Washington, D.C., December 21, 2011 — The Securities and Exchange Commission has amended its rules to exclude the value of a person’s home from net worth calculations used to determine whether an individual may invest in certain unregistered securities offerings. The changes were made to conform the SEC’s definition of an “accredited investor” to the requirements of the 2010 Dodd-Frank Wall Street Reform and Consumer Protection Act.
Under the amended rule, the value of an individual’s primary residence will not count as an asset when calculating net worth to determine “accredited investor” status. The amendments also clarify the treatment of borrowing secured by a primary residence for purposes of the net worth calculation. Under certain circumstances, they also permit individuals who qualified as accredited investors under the pre-Dodd-Frank Act definition of net worth to use that prior net worth standard for certain follow-on investments.
SEC rules permit certain private and limited offerings to be made without registration, and without requiring specified disclosures, if sales are made only to “accredited investors.” One way individuals may qualify as “accredited investors” is by having a net worth, alone or together with their spouse, of at least $1 million. The Dodd-Frank Act requires that the value of a person’s primary residence be excluded from the net worth calculation used to determine the person’s “accredited investor” status.
Under the amended net worth calculation, indebtedness secured by the person’s primary residence, up to the estimated fair market value of the primary residence, is not treated as a liability, unless the borrowing occurs in the 60 days preceding the purchase of securities in the exempt offering and is not in connection with the acquisition of the primary residence. In such cases, the debt secured by the primary residence must be treated as a liability in the net worth calculation. This is intended to prevent manipulation of the net worth standard, by eliminating the ability of individuals to artificially inflate net worth under the new definition by borrowing against home equity shortly before participating in an exempt securities offering. In addition, any indebtedness secured by a person’s primary residence in excess of the property’s estimated fair market value is treated as a liability under the new definition.

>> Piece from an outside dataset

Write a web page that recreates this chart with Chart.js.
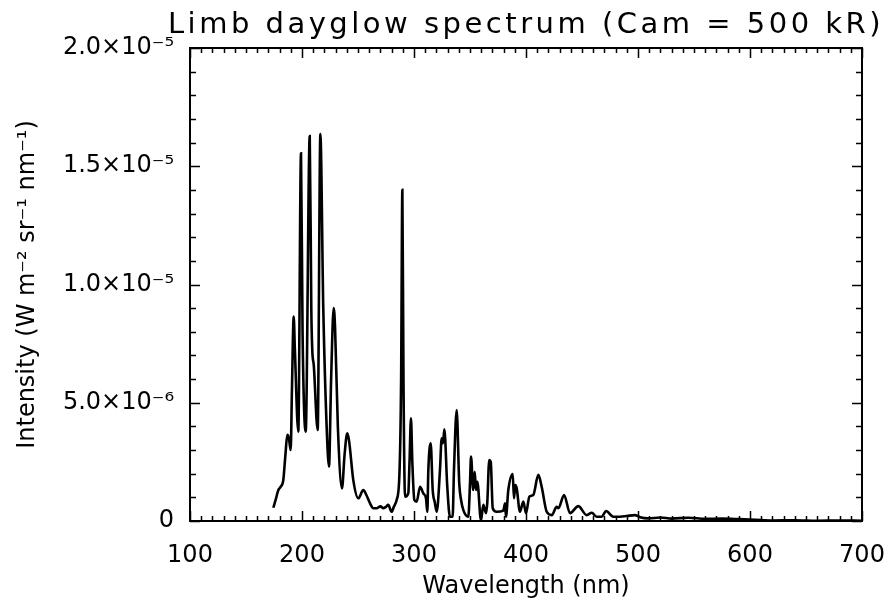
<!DOCTYPE html>
<html>
<head>
<meta charset="utf-8">
<script src="https://cdn.jsdelivr.net/npm/chart.js@4"></script>
<style>
  html, body { margin: 0; padding: 0; background: #fff; }
  canvas { display: block; }
</style>
</head>
<body>
<canvas id="chart" width="889" height="607"></canvas>
<script>
// wavelength (nm) and limb intensity, the latter in units of 1e-6 W m^-2 sr^-1 nm^-1
const wavelength = [
  174.4, 176.5, 178.9, 181, 183.3, 185.2, 186.9, 188.3, 189.9, 191,
  192.6, 193.6, 196.7, 199.1, 200.5, 203.3, 206.9, 208.3, 209.2, 210.5,
  214, 216.4, 219, 222, 224.1, 226, 228.3, 229.5, 232, 235.7,
  238, 240.4, 242, 245.8, 250.3, 254.7, 257.5, 260.7, 263.7, 266.7,
  270, 272.6, 275, 277, 280, 282, 284.5, 286.9, 288.5, 289.6,
  290.6, 292, 294.9, 296, 297.3, 298.5, 300.3, 302.4, 305.4, 308.3,
  310.7, 311.9, 312.8, 314.9, 316.7, 318.5, 320.3, 323.2, 324.7, 325.9,
  327.1, 329.7, 332.1, 334.5, 335.7, 338.1, 340.4, 342, 344, 348.5,
  350, 350.9, 352.9, 354.2, 355.4, 356.5, 359.8, 361.9, 364.3, 365.4,
  367.2, 368.5, 370.3, 373.8, 379.7, 381.3, 382.1, 384.2, 388.1, 389.3,
  390.4, 391.7, 394.6, 397.6, 400, 403, 406.5, 411, 414, 418.5,
  423, 427.4, 428.9, 434, 439.3, 446.7, 454.2, 458.7, 463.1, 467.6,
  471.4, 478, 484, 489.9, 497.3, 501.8, 509.2, 520, 530, 545,
  560, 575, 590, 605, 620, 640, 660, 680, 700
];
const intensityE6 = [
  0.56, 0.9, 1.31, 1.45, 1.73, 2.8, 3.64, 3.5, 3.0, 5.5,
  8.64, 7.3, 3.78, 15.55, 8.0, 3.78, 16.28, 9.0, 7.2, 6.6,
  3.85, 16.36, 9.0, 4.0, 2.3, 6.0, 9.0, 8.2, 4.0, 1.38,
  2.8, 3.71, 3.4, 1.73, 0.96, 1.31, 1.1, 0.75, 0.54, 0.54,
  0.62, 0.54, 0.6, 0.68, 0.39, 0.6, 0.89, 1.87, 6.0, 14.0,
  6.0, 1.03, 1.17, 2.5, 4.34, 2.5, 0.89, 0.82, 1.45, 1.17,
  0.96, 0.39, 2.16, 3.29, 1.31, 0.8, 0.39, 2.16, 3.5, 3.29,
  3.88, 1.45, 0.18, 0.18, 2.16, 4.69, 1.59, 0.9, 0.47, 0.18,
  1.59, 2.72, 1.31, 2.08, 1.31, 1.66, 0.04, 0.68, 0.33, 0.75,
  2.58, 2.51, 0.54, 0.39, 0.44, 0.75, 0.18, 1.31, 1.99, 0.96,
  1.52, 1.38, 0.39, 0.82, 0.33, 1.03, 1.1, 1.95, 1.45, 0.39,
  0.25, 0.6, 0.54, 1.1, 0.33, 0.63, 0.25, 0.35, 0.18, 0.18,
  0.42, 0.18, 0.18, 0.21, 0.25, 0.16, 0.11, 0.15, 0.1, 0.14,
  0.09, 0.1, 0.08, 0.05, 0.02, 0.03, 0.01, 0.02, 0.01
];

const titleText = "Limb dayglow spectrum (Cam = 500 kR)";
const xTitle = "Wavelength (nm)";
const yTitle = "Intensity (W m\u207B\u00B2 sr\u207B\u00B9 nm\u207B\u00B9)";
const FONT = '"DejaVu Sans", sans-serif';

const supers = { "-": "\u207B", "0": "\u2070", "1": "\u00B9", "2": "\u00B2", "3": "\u00B3",
  "4": "\u2074", "5": "\u2075", "6": "\u2076", "7": "\u2077", "8": "\u2078", "9": "\u2079" };

// IDL style label: 1.5x10^-5
function sciLabel(v) {
  if (Math.abs(v) < 1e-12) return "0";
  const [m, e] = v.toExponential(1).split("e");
  const exp = String(parseInt(e, 10)).split("").map(c => supers[c]).join("");
  return m + "\u00D710" + exp;
}

const points = wavelength.map((w, i) => ({ x: w, y: intensityE6[i] * 1e-6 }));

// frame, inward major/minor ticks on all four sides, and the title
const idlFrame = {
  id: "idlFrame",
  afterDraw(chart) {
    const { ctx, chartArea: a, scales } = chart;
    const xs = scales.x, ys = scales.y;
    ctx.save();
    ctx.strokeStyle = "#000";
    ctx.lineWidth = 1.5;
    ctx.beginPath();
    for (let w = 100; w <= 700; w += 10) {
      const px = Math.round(xs.getPixelForValue(w)) + 0.5;
      const len = w % 100 === 0 ? 10 : 5;
      ctx.moveTo(px, a.bottom); ctx.lineTo(px, a.bottom - len);
      ctx.moveTo(px, a.top); ctx.lineTo(px, a.top + len);
    }
    for (let i = 0; i <= 20; i++) {
      const py = Math.round(ys.getPixelForValue(i * 1e-6)) + 0.5;
      const len = i % 5 === 0 ? 10 : 6;
      ctx.moveTo(a.left, py); ctx.lineTo(a.left + len, py);
      ctx.moveTo(a.right, py); ctx.lineTo(a.right - len, py);
    }
    ctx.stroke();
    ctx.lineWidth = 2;
    ctx.strokeRect(a.left, a.top, a.right - a.left, a.bottom - a.top);

    ctx.fillStyle = "#000";
    ctx.font = "29px " + FONT;
    ctx.textAlign = "center";
    ctx.textBaseline = "alphabetic";
    ctx.letterSpacing = "3.5px";
    ctx.fillText(titleText, (a.left + a.right) / 2, 33);
    ctx.restore();
  }
};

new Chart(document.getElementById("chart"), {
  type: "line",
  data: {
    datasets: [{
      data: points,
      borderColor: "#000",
      borderWidth: 2.6,
      pointRadius: 0,
      cubicInterpolationMode: "monotone",
      fill: false
    }]
  },
  options: {
    responsive: false,
    animation: false,
    devicePixelRatio: 1,
    layout: { padding: { top: 48, right: 27, left: 0, bottom: 0 } },
    plugins: { legend: { display: false }, tooltip: { enabled: false } },
    scales: {
      x: {
        type: "linear",
        min: 100,
        max: 700,
        grid: { display: false },
        border: { display: false },
        ticks: { stepSize: 100, padding: 12, color: "#000", font: { family: FONT, size: 24 } },
        title: { display: true, text: xTitle, color: "#000", font: { family: FONT, size: 24 }, padding: { top: 0, bottom: 6 } },
        afterFit(scale) {
          scale.height = 86;
          scale.paddingLeft = 0;
          scale.paddingRight = 0;
        }
      },
      y: {
        type: "linear",
        min: 0,
        max: 2e-5,
        grid: { display: false },
        border: { display: false },
        ticks: {
          stepSize: 5e-6,
          padding: 8,
          color: "#000",
          font: { family: FONT, size: 24 },
          callback: (v) => sciLabel(v)
        },
        title: { display: true, text: yTitle, color: "#000", font: { family: FONT, size: 24 }, padding: { top: 13, bottom: 0 } },
        afterFit(scale) {
          scale.width = 190;
          scale.paddingTop = 0;
          scale.paddingBottom = 0;
        }
      }
    }
  },
  plugins: [idlFrame]
});
</script>
</body>
</html>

The amended net worth standard will take effect 60 days after publication in the Federal Register. Beginning in 2014, and every four years thereafter, the Dodd-Frank Act requires the Commission to review the “accredited investor” definition in its entirety and to engage in further rulemaking to the extent it deems appropriate.
SEC has now proposed or adopted more than three-quarters of the rules that the Dodd-Frank Act required the agency to write.